BulkDL supports metadata-only exports alongside video downloads. When processing a profile URL, it automatically captures:

Video captions and hashtags
Creator information
Engagement metrics at time of download
Upload timestamps
Direct video CDN URLs

The data exports as both JSON (per video) and CSV (aggregated).

Using TikTok Research API (Academic Access):

TikTok offers a Research API for approved academic institutions. Access requires:

Institutional affiliation
Research purpose documentation
Data handling agreement
Application approval (4-8 weeks)

The API provides structured metadata but does NOT include video files — only data.

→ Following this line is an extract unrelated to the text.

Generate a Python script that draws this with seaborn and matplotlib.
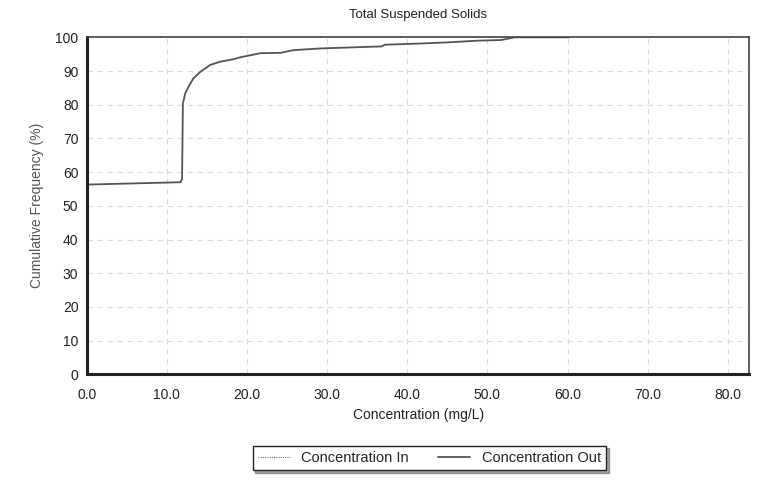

What I found: The Research API has better data quality and more fields than any scraper, but the approval process is slow and restrictive. For most practical purposes, yt-dlp or BulkDL provides equivalent data with immediate access.

Common Mistakes to Avoid

After processing thousands of videos, here are the errors I see most often:

Not capturing engagement metrics at download time — views and likes change constantly. Always note the extraction timestamp.
Ignoring encoding issues — TikTok captions often contain emojis, special characters, and non-ASCII text. Always use UTF-8 encoding for all output files.
Skipping metadata for "unimportant" videos — you never know which video will be relevant later. Extract metadata for everything.
Overwriting files — use the video ID in filenames to prevent accidental overwrites when re-downloading.
Not verifying data completeness — spot-check 5-10 random JSON files to ensure all fields populated correctly.

TL;DR

yt-dlp --write-info-json extracts all available TikTok metadata automatically
Use --dump-json --no-download for metadata-only extraction (no video files)
Convert JSON to CSV with Python for spreadsheet analysis
TikTok's own data export works for your account only
Browser extensions are convenient but fragile for bulk work
Always capture engagement metrics at download time — they change constantly
Use video IDs in filenames to prevent overwrites

Frequently Asked Questions

What metadata can I extract from a TikTok video?

TikTok exposes: caption text, hashtags, music/sound info, creator username and display name, video duration, resolution, upload date, view/like/comment/share counts, video ID, and the direct CDN URL. yt-dlp's --write-info-json captures all of these in a single command.

How do I download TikTok captions as text files?

Use yt-dlp --write-description --skip-download "URL" to save the caption as a .description text file. For batch extraction, combine with --batch-file urls.txt. The description file includes the full caption text with hashtags.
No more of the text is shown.